The review, which lacks a defined timeline or specific criteria for determining shipment size, is especially targeting high-volume sales to nations like the United Arab Emirates (UAE) and Saudi Arabia, where there is a growing demand for AI data center chips.

AI accelerators, a category pioneered by Nvidia, play a crucial role in processing vast amounts of data required for AI applications such as chatbots and other tools, making them indispensable for companies and governments building AI infrastructure.

Following the expansion of chip export restrictions to include much of the Middle East by the US Commerce Department in October, companies have been required to obtain special licenses for exporting cutting-edge semiconductors and chipmaking tools to countries like Saudi Arabia and the UAE.

Recent reports suggest that US officials have either deferred or not responded to license applications under this regulation, impacting proposed sales to customers in the Middle East.

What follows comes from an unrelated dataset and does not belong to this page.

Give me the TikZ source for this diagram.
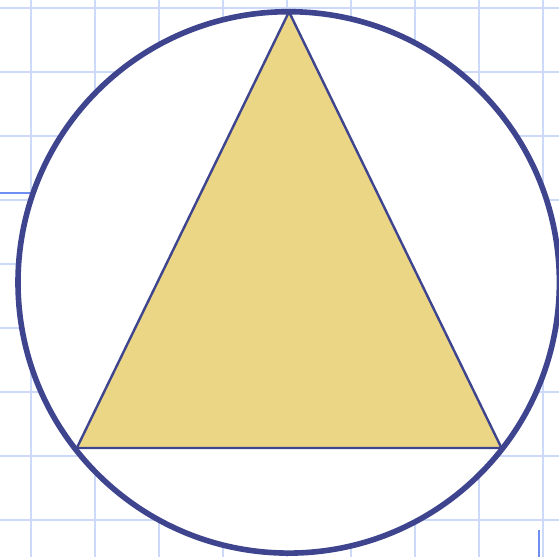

Major players in the semiconductor industry, including Intel and Cerebras Systems, are also affected by the licensing delays. These developments have had an impact on the stock market, with the share price of Nvidia dropping 3.77% yesterday to $1,105 per share and down another percent in an after-hours session.

The Commerce Department emphasized national security concerns and highlighted the importance of due diligence in reviewing advanced technology license applications.

One of the key apprehensions driving this scrutiny is the potential for China to circumvent restrictions and access American technology through data centers in the Middle East, while the Biden administration actively seeks to prevent China from acquiring advanced semiconductors and manufacturing equipment.

Countries like the UAE and Saudi Arabia are positioning themselves as AI leaders in the region to diversify their economies away from oil dependency.

Both countries have expressed their commitment to cooperating with the US to prevent Chinese involvement in their supply chains despite the fact that Saudi Arabia had recently partnered with China’s Lenovo Group to establish a research and development center in Riyadh.